The voting machine experts’ ridiculous names only added to the absurdity; [Wikipedia lists](https://en.wikipedia.org/wiki/Chad_%28paper%29) “hanging chad,” “swinging chad”, “tri-chad”, “dimpled chad” and “pregnant chad”. The most ridiculous-sounding terms quickly became the most famous (or infamous), thus “hanging chad” or “pregnant chad”.

Anonymous 0 Comments

Why can you not Google that?

Anonymous 0 Comments

hanging chad’s referred to votes that the GOP got thrown out in Florida during the bush v gore race. Basically they threw out a bunch of ballots because they weren’t punched all the way through on their vote for gore

Anonymous 0 Comments

In the 1999 election, the state of Florida was too close to call, and it was the deciding state

They did recounts, and the republicans challenged many ballets – because they were punched ballots, where the voter had not pushed the paper punch right through the ballot – the little circle that you punch out was hanging by a small bit of paper where the punch had not punched out the full circumference of the circle.
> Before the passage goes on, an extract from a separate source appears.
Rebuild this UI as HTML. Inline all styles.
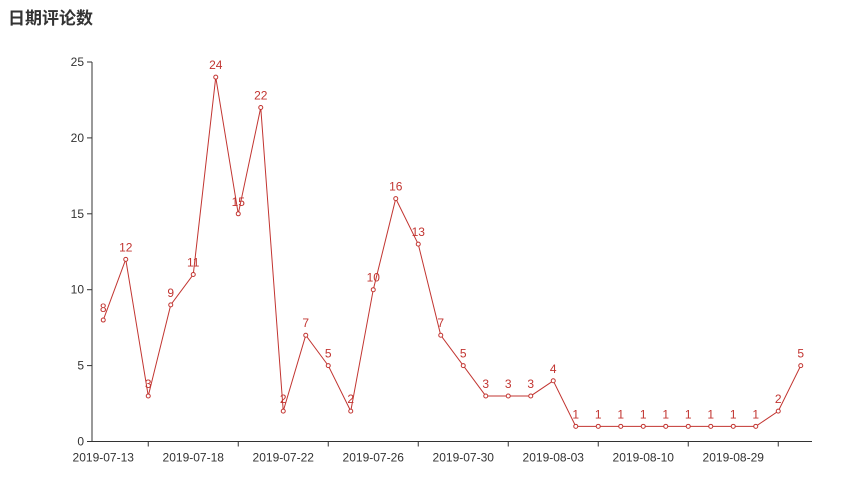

They called that a “hanging chad”. Their argument was that you could not be certain that the voter intended to vote for the candidate with the hanging chad, they may have meant to not vote at all. There were committees of people ruling on how clearly each ballot had been punched. Most of the ballets in this condition were democratic votes because the older folks with weaker hands had voted mostly Democrat.

Eventually the Supreme Court called a halt to the recounts and demanded the state declare a winner – at which point in the process, George W. Bush was ahead by a few hundred votes and he was declared the winner. Al Gore, who most historians now believe would have won if the counts had been allowed to finish, was a loyal American who believed in democracy and the rule of law, so he accepted the result and conceded.

The “hanging chad” is how republicans tried to steal an election they very likely lost – though they did it with real legal cases argued in front of real judges, and it worked for them. It was very dirty pool, but not all the way to the traitorous nonsense Trump tried to pull. It was however, what gave Trump the idea that if he could create enough legal confusion, he might be able to hold on to power despite losing the election. He just needed the Supreme Court to rule a few states’ election processes were flawed, then uphold the precedent that there was a time limit on certifying a winner, and then the state assemblies could select electors instead of the voters – disenfranchising 7 or 8 million Democrat voters in half a dozen states in the process.